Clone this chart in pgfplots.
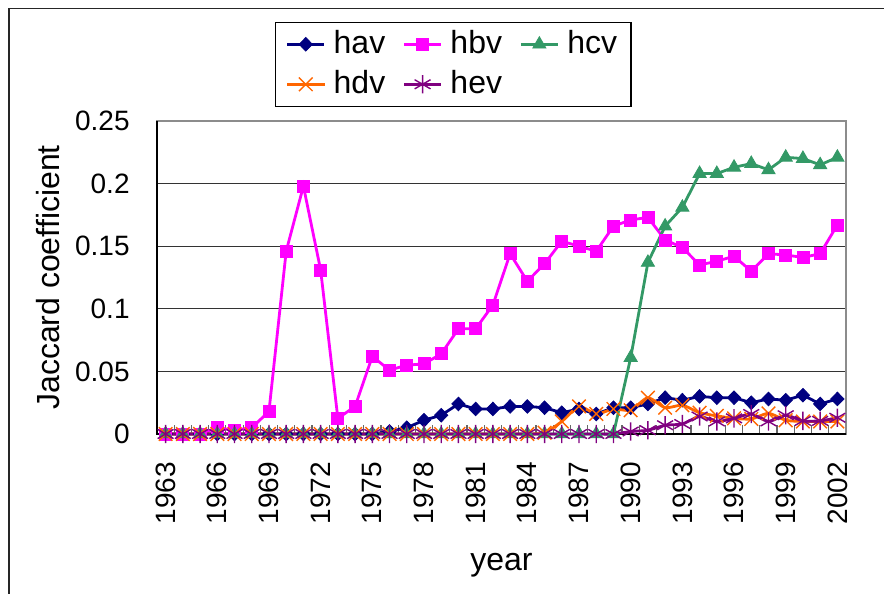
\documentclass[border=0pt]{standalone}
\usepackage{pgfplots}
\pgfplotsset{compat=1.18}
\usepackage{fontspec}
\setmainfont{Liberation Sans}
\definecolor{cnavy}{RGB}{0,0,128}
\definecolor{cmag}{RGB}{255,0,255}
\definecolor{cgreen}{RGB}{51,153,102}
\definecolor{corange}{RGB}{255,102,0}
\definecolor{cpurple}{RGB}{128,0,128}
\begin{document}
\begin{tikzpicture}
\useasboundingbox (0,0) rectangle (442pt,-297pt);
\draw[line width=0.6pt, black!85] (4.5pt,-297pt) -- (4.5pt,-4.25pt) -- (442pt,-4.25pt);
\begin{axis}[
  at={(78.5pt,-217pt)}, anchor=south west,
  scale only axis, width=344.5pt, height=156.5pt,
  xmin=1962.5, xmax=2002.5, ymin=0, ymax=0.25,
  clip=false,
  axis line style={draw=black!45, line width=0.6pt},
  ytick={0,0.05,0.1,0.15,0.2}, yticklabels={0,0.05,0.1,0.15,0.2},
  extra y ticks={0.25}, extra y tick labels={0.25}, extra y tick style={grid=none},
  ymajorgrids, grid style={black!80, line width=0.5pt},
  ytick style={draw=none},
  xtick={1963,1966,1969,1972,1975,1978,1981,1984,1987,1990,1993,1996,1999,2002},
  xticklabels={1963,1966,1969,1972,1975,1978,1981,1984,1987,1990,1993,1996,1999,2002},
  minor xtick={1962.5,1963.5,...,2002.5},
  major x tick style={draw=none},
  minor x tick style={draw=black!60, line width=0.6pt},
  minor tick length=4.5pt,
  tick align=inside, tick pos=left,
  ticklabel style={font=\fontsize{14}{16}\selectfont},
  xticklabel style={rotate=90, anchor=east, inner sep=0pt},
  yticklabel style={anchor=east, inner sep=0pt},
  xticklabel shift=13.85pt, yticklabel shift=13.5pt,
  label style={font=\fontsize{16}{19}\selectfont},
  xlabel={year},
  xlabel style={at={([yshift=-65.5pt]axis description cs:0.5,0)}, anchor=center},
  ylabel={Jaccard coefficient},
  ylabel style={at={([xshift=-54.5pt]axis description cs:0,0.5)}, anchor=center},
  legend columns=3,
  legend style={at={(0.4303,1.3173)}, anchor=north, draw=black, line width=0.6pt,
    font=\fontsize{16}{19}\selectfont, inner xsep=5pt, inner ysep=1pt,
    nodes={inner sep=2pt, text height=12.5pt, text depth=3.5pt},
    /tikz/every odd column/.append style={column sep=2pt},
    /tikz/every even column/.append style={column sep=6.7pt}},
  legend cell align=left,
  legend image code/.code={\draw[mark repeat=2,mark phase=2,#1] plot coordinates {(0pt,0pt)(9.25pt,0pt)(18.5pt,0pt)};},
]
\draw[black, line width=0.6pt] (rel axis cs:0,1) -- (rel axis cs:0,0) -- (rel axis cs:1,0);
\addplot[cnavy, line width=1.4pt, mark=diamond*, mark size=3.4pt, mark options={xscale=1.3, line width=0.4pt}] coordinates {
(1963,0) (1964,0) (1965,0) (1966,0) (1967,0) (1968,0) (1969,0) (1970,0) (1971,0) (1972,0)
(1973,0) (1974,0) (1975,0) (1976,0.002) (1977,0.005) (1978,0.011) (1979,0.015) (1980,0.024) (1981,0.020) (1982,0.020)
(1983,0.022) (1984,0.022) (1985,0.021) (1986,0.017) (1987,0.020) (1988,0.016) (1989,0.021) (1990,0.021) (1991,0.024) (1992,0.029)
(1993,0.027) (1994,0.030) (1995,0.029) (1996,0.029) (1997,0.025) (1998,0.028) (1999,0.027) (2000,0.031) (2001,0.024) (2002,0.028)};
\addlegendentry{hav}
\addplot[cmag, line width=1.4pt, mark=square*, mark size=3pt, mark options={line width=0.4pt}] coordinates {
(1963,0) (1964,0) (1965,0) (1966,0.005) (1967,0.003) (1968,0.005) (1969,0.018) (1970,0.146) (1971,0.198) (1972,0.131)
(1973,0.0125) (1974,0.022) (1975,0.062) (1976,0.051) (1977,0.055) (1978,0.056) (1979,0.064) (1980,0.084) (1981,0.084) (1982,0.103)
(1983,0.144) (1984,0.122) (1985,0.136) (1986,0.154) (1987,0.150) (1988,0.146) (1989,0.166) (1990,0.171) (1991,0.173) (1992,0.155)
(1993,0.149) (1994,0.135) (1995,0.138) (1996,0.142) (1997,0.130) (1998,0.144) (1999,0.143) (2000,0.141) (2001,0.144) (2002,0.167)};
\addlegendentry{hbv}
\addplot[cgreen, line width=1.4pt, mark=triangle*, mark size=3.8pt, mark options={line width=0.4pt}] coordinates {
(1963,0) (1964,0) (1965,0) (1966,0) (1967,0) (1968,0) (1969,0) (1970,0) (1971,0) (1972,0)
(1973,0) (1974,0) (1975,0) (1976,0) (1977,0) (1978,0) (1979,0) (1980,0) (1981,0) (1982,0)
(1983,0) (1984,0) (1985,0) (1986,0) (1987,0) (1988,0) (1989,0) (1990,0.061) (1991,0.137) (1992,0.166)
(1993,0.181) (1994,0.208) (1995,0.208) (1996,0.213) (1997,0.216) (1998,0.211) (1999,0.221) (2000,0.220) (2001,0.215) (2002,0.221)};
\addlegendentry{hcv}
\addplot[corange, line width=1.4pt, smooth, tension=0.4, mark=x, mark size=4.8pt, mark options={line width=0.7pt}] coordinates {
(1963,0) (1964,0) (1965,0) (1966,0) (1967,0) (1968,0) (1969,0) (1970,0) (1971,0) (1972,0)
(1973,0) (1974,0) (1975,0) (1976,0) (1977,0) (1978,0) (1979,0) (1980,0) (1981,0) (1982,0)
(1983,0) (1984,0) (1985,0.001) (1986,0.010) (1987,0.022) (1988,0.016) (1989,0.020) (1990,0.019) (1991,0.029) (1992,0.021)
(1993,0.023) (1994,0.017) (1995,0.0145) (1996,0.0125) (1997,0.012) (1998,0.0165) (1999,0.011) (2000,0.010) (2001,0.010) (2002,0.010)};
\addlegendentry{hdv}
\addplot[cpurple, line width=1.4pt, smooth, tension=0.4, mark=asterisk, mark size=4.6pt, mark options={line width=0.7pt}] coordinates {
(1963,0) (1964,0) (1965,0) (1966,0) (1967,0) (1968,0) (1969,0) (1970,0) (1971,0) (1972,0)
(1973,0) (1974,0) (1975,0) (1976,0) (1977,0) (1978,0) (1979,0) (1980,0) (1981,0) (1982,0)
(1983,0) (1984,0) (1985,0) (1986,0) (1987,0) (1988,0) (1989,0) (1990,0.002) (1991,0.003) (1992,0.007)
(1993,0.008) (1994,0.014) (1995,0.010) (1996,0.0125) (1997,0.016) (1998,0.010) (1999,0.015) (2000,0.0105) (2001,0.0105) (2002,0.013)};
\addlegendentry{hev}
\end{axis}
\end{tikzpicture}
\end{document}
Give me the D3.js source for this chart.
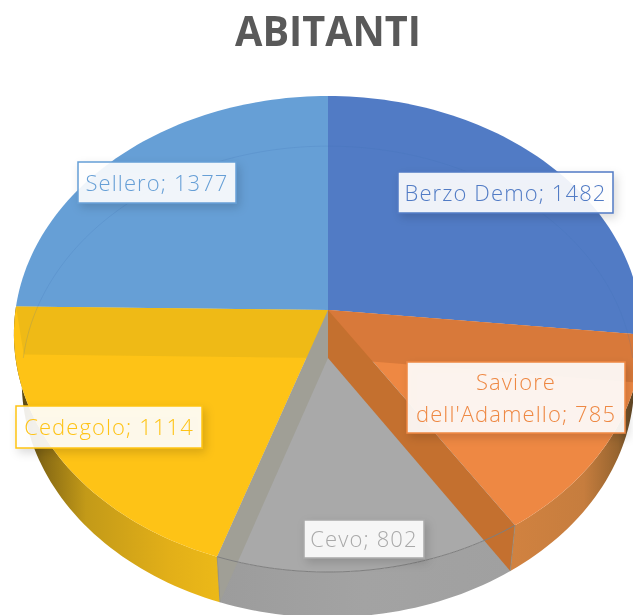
- - - -
## Objective
Copy every line above that includes the string "chart".

## Answer in full
Clone this chart in pgfplots.
Give me the D3.js source for this chart.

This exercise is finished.